** Start **

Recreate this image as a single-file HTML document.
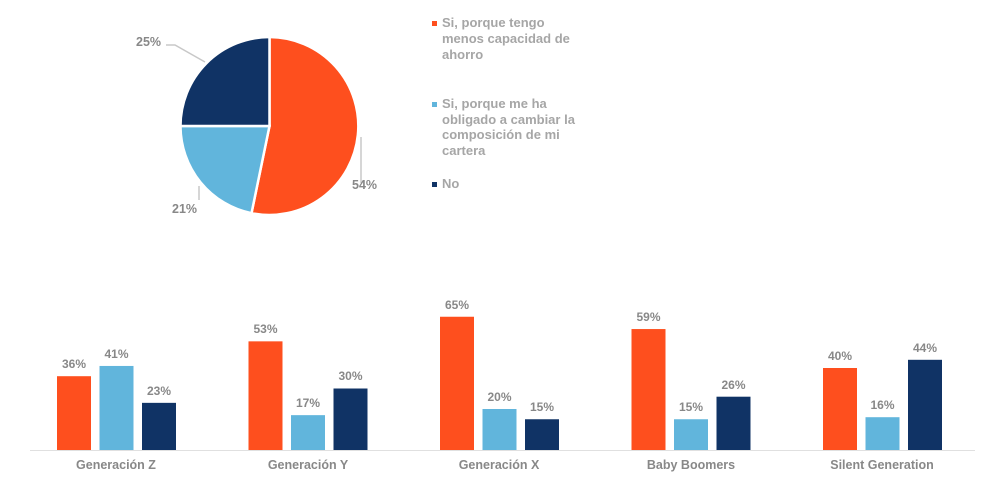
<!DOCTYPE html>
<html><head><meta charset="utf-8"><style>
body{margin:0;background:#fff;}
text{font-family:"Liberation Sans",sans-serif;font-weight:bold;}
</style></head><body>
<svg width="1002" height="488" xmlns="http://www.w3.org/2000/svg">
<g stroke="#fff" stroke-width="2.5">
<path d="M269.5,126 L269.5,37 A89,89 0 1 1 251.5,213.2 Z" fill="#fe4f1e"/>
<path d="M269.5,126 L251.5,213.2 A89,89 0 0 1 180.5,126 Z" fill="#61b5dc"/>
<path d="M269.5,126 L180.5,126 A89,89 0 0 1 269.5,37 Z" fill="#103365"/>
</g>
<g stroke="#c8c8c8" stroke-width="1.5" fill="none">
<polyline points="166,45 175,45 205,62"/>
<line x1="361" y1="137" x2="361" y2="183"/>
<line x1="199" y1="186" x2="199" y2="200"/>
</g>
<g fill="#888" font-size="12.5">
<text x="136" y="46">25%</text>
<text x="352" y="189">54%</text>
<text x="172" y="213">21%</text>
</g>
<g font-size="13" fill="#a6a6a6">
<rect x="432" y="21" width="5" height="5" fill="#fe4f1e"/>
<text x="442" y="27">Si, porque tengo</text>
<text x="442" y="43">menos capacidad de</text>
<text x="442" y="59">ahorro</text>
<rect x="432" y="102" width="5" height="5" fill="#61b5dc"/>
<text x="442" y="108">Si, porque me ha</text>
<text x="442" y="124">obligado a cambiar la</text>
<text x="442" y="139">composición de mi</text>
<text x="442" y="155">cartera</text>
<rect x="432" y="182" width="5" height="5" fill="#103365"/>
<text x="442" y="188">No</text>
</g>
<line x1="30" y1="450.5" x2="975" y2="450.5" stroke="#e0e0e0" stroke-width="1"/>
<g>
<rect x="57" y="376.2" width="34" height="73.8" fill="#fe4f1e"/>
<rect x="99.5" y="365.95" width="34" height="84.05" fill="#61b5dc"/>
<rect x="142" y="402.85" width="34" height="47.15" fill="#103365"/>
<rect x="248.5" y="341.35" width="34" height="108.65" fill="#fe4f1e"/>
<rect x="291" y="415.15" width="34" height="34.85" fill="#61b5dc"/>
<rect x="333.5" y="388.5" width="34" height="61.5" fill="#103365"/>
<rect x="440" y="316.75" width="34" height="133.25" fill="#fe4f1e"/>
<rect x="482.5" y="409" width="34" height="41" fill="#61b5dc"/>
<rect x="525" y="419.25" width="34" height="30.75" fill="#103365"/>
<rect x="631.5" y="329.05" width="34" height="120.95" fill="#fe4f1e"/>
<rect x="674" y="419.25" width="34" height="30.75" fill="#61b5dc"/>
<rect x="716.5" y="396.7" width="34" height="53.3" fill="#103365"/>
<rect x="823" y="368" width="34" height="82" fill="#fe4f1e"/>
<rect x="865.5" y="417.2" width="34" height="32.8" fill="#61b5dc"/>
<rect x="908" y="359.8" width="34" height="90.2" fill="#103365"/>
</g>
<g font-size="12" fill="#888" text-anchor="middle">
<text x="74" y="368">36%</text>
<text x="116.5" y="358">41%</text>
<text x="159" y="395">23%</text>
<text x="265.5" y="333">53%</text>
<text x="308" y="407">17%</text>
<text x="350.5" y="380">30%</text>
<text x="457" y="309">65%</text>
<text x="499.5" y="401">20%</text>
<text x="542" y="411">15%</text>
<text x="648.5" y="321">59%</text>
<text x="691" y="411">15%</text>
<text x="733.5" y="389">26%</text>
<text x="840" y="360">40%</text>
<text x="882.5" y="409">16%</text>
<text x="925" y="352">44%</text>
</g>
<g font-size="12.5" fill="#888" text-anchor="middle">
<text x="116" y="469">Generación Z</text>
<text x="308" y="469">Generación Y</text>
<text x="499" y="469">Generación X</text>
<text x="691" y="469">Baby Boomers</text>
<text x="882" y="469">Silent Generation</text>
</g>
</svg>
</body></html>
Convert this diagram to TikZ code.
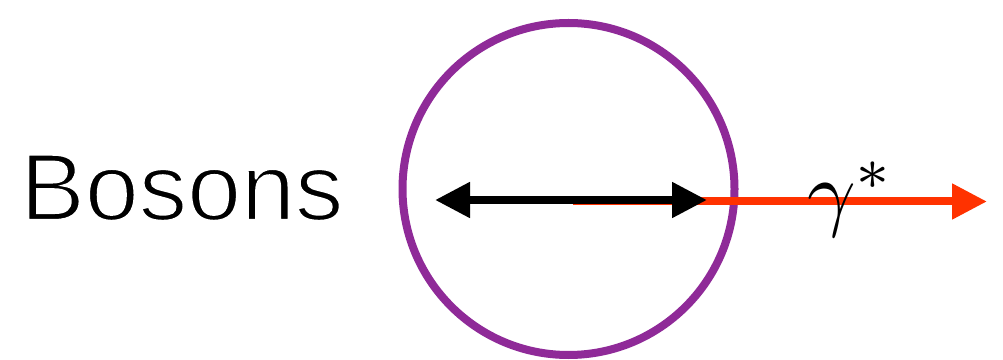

** End **

TASK INSTRUCTIONS: Your task is to reproduce all of the material exactly. The pictures stay out.

FULL SOLUTION:
Recreate this image as a single-file HTML document.
<!DOCTYPE html>
<html><head><meta charset="utf-8"><style>
body{margin:0;background:#fff;}
text{font-family:"Liberation Sans",sans-serif;font-weight:bold;}
</style></head><body>
<svg width="1002" height="488" xmlns="http://www.w3.org/2000/svg">
<g stroke="#fff" stroke-width="2.5">
<path d="M269.5,126 L269.5,37 A89,89 0 1 1 251.5,213.2 Z" fill="#fe4f1e"/>
<path d="M269.5,126 L251.5,213.2 A89,89 0 0 1 180.5,126 Z" fill="#61b5dc"/>
<path d="M269.5,126 L180.5,126 A89,89 0 0 1 269.5,37 Z" fill="#103365"/>
</g>
<g stroke="#c8c8c8" stroke-width="1.5" fill="none">
<polyline points="166,45 175,45 205,62"/>
<line x1="361" y1="137" x2="361" y2="183"/>
<line x1="199" y1="186" x2="199" y2="200"/>
</g>
<g fill="#888" font-size="12.5">
<text x="136" y="46">25%</text>
<text x="352" y="189">54%</text>
<text x="172" y="213">21%</text>
</g>
<g font-size="13" fill="#a6a6a6">
<rect x="432" y="21" width="5" height="5" fill="#fe4f1e"/>
<text x="442" y="27">Si, porque tengo</text>
<text x="442" y="43">menos capacidad de</text>
<text x="442" y="59">ahorro</text>
<rect x="432" y="102" width="5" height="5" fill="#61b5dc"/>
<text x="442" y="108">Si, porque me ha</text>
<text x="442" y="124">obligado a cambiar la</text>
<text x="442" y="139">composición de mi</text>
<text x="442" y="155">cartera</text>
<rect x="432" y="182" width="5" height="5" fill="#103365"/>
<text x="442" y="188">No</text>
</g>
<line x1="30" y1="450.5" x2="975" y2="450.5" stroke="#e0e0e0" stroke-width="1"/>
<g>
<rect x="57" y="376.2" width="34" height="73.8" fill="#fe4f1e"/>
<rect x="99.5" y="365.95" width="34" height="84.05" fill="#61b5dc"/>
<rect x="142" y="402.85" width="34" height="47.15" fill="#103365"/>
<rect x="248.5" y="341.35" width="34" height="108.65" fill="#fe4f1e"/>
<rect x="291" y="415.15" width="34" height="34.85" fill="#61b5dc"/>
<rect x="333.5" y="388.5" width="34" height="61.5" fill="#103365"/>
<rect x="440" y="316.75" width="34" height="133.25" fill="#fe4f1e"/>
<rect x="482.5" y="409" width="34" height="41" fill="#61b5dc"/>
<rect x="525" y="419.25" width="34" height="30.75" fill="#103365"/>
<rect x="631.5" y="329.05" width="34" height="120.95" fill="#fe4f1e"/>
<rect x="674" y="419.25" width="34" height="30.75" fill="#61b5dc"/>
<rect x="716.5" y="396.7" width="34" height="53.3" fill="#103365"/>
<rect x="823" y="368" width="34" height="82" fill="#fe4f1e"/>
<rect x="865.5" y="417.2" width="34" height="32.8" fill="#61b5dc"/>
<rect x="908" y="359.8" width="34" height="90.2" fill="#103365"/>
</g>
<g font-size="12" fill="#888" text-anchor="middle">
<text x="74" y="368">36%</text>
<text x="116.5" y="358">41%</text>
<text x="159" y="395">23%</text>
<text x="265.5" y="333">53%</text>
<text x="308" y="407">17%</text>
<text x="350.5" y="380">30%</text>
<text x="457" y="309">65%</text>
<text x="499.5" y="401">20%</text>
<text x="542" y="411">15%</text>
<text x="648.5" y="321">59%</text>
<text x="691" y="411">15%</text>
<text x="733.5" y="389">26%</text>
<text x="840" y="360">40%</text>
<text x="882.5" y="409">16%</text>
<text x="925" y="352">44%</text>
</g>
<g font-size="12.5" fill="#888" text-anchor="middle">
<text x="116" y="469">Generación Z</text>
<text x="308" y="469">Generación Y</text>
<text x="499" y="469">Generación X</text>
<text x="691" y="469">Baby Boomers</text>
<text x="882" y="469">Silent Generation</text>
</g>
</svg>
</body></html>
Convert this diagram to TikZ code.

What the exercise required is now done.